(Reuters) - SIG Plc on Friday posted a 4.3 percent rise in full-year pretax profit, helped by strong demand in Europe amid a restructuring turnaround in several of its businesses.
SIG, which supplies insulation and roofing products, said underlying pretax profit rose to 79.2 million pounds in the year ended Dec. 31, from 75.9 million pounds a year earlier.
The firm has been trying to strengthen its balance sheet by selling assets and reviewing costs, as it battles to recover from weak trading in its UK insulation, interiors and offsite construction businesses.
Chief Executive Officer Meinie Oldersma took over in April to lead the turnaround, which resulted in SIG exiting 11 businesses, including its loss-making modular offsite construction business Building Systems and its UK insulation business GRM.

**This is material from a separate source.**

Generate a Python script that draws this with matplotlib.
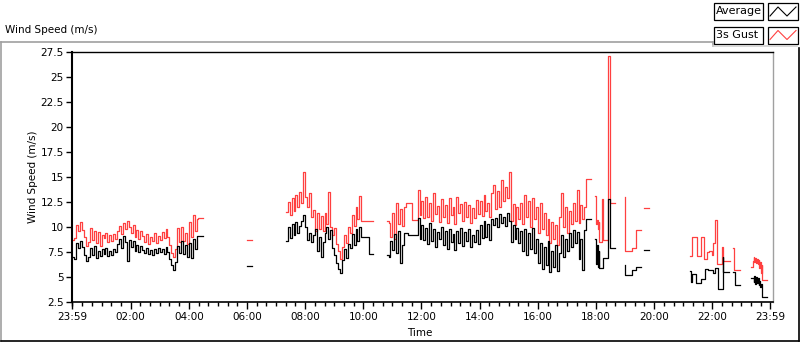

Oldersma said on Friday he is “increasingly confident” about Mainland Europe and Ireland markets in 2018, but also warned on “the first signs of capacity and labour constraint in buoyant construction markets”.
Full-year revenue rose 7.4 percent to 2.78 billion pounds, the company said.

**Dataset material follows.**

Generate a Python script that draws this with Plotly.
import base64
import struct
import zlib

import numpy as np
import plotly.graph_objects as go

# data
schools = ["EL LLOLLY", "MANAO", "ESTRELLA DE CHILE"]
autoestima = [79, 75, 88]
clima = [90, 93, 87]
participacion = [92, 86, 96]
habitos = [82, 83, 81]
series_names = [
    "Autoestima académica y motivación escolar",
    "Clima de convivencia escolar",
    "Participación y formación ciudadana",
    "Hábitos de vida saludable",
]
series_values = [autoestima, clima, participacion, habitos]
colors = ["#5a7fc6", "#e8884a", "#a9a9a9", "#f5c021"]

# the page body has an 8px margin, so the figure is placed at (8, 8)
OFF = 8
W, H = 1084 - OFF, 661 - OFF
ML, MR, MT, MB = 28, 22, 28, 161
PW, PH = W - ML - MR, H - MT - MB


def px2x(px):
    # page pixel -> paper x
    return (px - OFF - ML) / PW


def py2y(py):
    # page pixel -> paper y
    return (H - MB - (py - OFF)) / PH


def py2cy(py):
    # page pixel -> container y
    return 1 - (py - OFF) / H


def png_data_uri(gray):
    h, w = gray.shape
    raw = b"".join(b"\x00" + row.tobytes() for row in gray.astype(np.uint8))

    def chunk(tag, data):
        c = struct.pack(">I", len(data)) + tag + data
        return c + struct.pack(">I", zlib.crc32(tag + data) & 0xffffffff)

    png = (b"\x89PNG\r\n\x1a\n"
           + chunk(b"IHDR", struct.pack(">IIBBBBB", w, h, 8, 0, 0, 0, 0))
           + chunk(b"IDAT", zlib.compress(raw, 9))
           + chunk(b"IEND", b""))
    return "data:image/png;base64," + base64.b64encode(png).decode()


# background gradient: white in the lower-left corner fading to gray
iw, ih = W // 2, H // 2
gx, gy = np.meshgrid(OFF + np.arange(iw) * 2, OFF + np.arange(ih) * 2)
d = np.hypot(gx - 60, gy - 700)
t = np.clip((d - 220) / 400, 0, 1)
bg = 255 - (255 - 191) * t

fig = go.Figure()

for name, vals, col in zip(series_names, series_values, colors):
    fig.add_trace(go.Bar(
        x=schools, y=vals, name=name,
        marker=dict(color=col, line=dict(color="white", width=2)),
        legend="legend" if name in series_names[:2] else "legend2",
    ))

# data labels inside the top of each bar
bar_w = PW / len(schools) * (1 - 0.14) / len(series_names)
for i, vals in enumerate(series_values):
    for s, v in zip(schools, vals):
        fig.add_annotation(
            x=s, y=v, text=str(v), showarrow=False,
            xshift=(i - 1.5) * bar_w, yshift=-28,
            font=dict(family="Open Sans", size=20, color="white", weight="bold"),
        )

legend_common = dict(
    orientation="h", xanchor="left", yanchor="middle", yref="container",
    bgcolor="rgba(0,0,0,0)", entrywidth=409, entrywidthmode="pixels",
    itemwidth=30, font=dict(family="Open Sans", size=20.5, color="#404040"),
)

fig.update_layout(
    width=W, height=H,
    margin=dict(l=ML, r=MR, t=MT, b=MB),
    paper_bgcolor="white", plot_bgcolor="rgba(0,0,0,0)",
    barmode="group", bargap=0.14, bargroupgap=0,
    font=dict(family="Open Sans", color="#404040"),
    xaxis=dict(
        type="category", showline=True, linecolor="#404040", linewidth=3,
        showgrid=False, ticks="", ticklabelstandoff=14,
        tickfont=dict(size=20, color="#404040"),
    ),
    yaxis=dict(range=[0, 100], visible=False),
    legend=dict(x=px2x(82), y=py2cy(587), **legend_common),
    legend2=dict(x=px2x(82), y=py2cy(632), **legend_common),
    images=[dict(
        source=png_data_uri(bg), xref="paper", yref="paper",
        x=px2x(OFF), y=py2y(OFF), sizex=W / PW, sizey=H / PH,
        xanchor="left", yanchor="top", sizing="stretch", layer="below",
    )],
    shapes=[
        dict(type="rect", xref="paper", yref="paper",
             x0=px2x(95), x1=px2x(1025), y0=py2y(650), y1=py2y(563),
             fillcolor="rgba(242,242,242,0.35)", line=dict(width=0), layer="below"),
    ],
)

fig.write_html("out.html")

“In contrast, we are seeing an increasingly challenging environment in the UK created by macro uncertainty and recent events in the construction industry,” Oldersma said.

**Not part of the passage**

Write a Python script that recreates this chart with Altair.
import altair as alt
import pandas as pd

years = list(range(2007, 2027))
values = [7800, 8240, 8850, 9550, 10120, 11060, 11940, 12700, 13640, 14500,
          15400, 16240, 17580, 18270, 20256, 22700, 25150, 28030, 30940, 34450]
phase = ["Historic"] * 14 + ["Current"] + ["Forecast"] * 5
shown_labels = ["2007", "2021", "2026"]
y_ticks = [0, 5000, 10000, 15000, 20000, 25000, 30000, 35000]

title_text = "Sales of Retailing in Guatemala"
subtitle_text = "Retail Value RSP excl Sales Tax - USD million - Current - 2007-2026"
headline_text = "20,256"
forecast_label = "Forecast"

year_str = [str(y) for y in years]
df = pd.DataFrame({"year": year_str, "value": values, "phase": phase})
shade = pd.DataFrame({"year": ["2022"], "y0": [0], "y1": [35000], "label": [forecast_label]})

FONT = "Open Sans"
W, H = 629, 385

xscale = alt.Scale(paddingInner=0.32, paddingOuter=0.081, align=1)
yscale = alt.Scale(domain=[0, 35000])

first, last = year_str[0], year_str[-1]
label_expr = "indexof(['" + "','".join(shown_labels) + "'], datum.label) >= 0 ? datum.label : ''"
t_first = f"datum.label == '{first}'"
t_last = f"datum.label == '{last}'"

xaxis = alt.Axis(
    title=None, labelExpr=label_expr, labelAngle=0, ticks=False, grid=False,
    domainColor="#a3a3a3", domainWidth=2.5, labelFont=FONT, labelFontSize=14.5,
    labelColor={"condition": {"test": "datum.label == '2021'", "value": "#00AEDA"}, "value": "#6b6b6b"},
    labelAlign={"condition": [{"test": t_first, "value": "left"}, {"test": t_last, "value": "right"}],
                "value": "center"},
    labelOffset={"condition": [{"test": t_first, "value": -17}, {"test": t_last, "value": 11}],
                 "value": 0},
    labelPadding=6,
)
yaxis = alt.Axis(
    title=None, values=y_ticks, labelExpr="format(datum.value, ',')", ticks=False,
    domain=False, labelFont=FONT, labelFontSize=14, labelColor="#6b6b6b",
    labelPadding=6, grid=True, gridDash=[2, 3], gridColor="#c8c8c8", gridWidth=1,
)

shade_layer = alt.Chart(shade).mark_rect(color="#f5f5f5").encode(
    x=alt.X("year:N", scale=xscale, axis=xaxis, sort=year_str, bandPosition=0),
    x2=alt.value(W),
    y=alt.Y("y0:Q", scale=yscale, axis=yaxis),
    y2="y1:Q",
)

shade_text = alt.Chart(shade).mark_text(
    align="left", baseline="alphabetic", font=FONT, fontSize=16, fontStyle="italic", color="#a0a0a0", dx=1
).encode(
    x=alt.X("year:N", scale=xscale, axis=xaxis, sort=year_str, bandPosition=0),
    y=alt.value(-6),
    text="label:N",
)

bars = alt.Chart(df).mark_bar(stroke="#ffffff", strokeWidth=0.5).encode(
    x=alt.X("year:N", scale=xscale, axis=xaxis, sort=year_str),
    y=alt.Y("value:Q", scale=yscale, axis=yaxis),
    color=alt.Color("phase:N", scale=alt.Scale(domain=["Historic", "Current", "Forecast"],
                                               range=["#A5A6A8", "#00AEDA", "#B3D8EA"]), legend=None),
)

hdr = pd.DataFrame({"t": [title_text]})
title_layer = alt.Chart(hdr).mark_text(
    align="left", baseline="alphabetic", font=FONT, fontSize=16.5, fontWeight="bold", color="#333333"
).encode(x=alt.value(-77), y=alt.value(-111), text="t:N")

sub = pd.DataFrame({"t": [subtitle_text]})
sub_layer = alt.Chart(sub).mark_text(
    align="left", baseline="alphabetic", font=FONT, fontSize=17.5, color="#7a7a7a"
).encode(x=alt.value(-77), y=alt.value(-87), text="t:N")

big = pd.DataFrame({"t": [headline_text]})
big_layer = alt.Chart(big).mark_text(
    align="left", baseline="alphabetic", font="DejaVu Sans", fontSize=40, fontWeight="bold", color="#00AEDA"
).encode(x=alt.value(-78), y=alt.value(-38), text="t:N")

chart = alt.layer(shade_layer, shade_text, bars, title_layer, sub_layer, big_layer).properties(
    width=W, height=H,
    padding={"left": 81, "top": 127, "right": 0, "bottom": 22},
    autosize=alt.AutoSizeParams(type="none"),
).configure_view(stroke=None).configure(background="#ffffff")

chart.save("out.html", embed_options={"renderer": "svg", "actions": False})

SIG, which has been undergoing a review of its historic accounts after a whistleblowing allegation of potential accounting irregularities, suspended staff last month for overstating profits over several years.
The company, which cut its dividend to 3.66 pence last year, declared a total dividend of 3.75 pence this year.
The country’s biggest supplier of building materials, Travis Perkins, reported a fall in 2017 profit last week, while forecasting a flat performance this year, citing a continued mixed market backdrop.